If you read Ayman Odeh’s Op-Ed in last Wednesday’s edition of the New York Times, you might believe that, under Israel law, it’s legal for a new town in southern Israel to reject potential residents based on their race. That, after all, is what the author explicitly claimed about the planned town of Hiran.
“According to the planned town’s bylaws, it will be home to religious Jews only,” wrote Odeh, a member of Israel’s Knesset. Indeed, the bylaws do say this about the unbuilt town. But Odeh went on to claim that “these racist requirements are legal under current Israeli law.”
They are not.
The relevant law permits rural villages in certain parts of the country to screen potential residents based on specific criteria. Some of the criteria are narrow and straightforward — a village can reject candidates who are minors, unable to afford the property, or unwilling to establish their center of life in the town. Other criteria are more vague, and relate to the candidate’s social and cultural compatibility with the towns culture and social fabric. But the law explicitly forbids a town’s admission committee to reject applicants due to their race or religion: “The admissions committee will not refuse to accept a candidate for reasons of race, religion, gender, nationality, disability, personal status, age, parenthood, sexual orientation, country of origin, political-party opinion or affiliation.”
The bylaws drawn up by the town’s founders, then, are irreconcilable with Israeli law. Perhaps the founders don’t know that. Or perhaps they don’t care.
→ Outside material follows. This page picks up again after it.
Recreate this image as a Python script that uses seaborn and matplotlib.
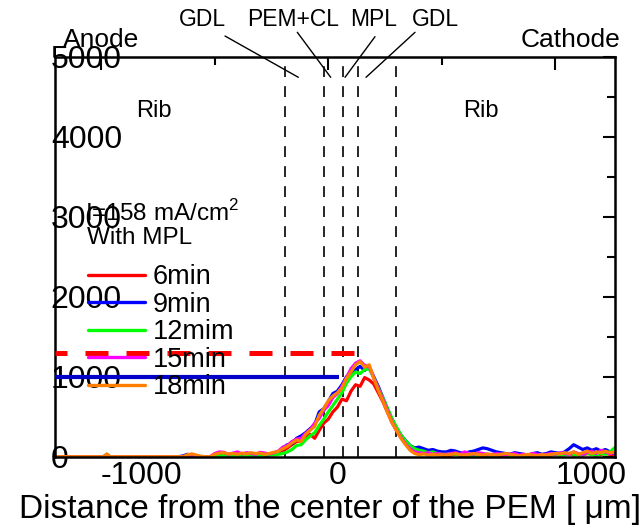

The same can be said for Odeh. Perhaps he doesn’t know that Israeli law legally prohibits what he claimed was legally permitted. Or perhaps he doesn’t care.
So be it. But what is the New York Times excuse? Its editors were informed of the language in Israeli law that bars racial discrimination, but refused to correct Odeh’s false claim.
They were informed, too, that Israeli courts have previously weighed in against attempts to discriminate against potential residents. As Haaretz reporters Jack Khoury and Almog Ben Zikri noted last year,
Based on legal precedent, it seems unlikely that the association’s bylaws will actually dictate the acceptance procedures for Hiran. In 2013, the Association for Civil Rights in Israel petitioned the High Court of Justice over a similar case involving the new town of Carmit, which was also governed by a cooperative association that said members must be “Jewish Israeli citizens or permanent residents who uphold the values of Judaism.” In that case, the state sided unequivocally with the petitioners, saying membership in the association could not be a condition for obtaining land in Carmit.
The New York Times, though, insisted that the law about admissions committees was passed by Israel’s Knesset in 2011 and upheld by Israel’s Supreme Court in 2014, and that therefore Odeh’s claim about the legality of racial discrimination is accurate.
This is a non-sequitur. The 2011 law explicitly bars racial discrimination by admissions committees. The prohibition was explicitly acknowledged in the chief justice’s 2014 opinion. Odeh’s Op-Ed claim, though, is that racial discrimination against those seeking to live in Hiran is legal.
It should be noted, too, that although the Times claims the court upheld the law, the High Court of Justice made clear that its decision to reject the petitions against the law was based on the ripeness doctrine. The law hasn’t yet been applied or misapplied, the court’s president and majority explained, so it doesn’t make sense to weigh in on a hypothetical at this time.
The chief justice made clear that by citing the ripeness doctrine, he was not weighing in on the constitutionality or unconstitutionality of the law. Supreme Court justices indicated that, depending on how the law is applied in practice, they are prepared to rule to prevent discrimination against Arab applicants to admissions committees, something the court has done in the past. And the justices were in clear agreement that if the law was used to discriminate based on race or religion, it would be a violation of Israeli law. The court, then, clearly did not uphold the law, and certainly did not uphold the legality of racial discrimination.
It is within Odeh’s rights to argue that the law is likely to be misapplied, or to speculate that it will lead to discrimination. That’s not what he does in the Op-Ed. Instead, he mischaracterizes the legality of discrimination in this case, and so — with the consent of New York Times editors — misinforms readers about Israeli law.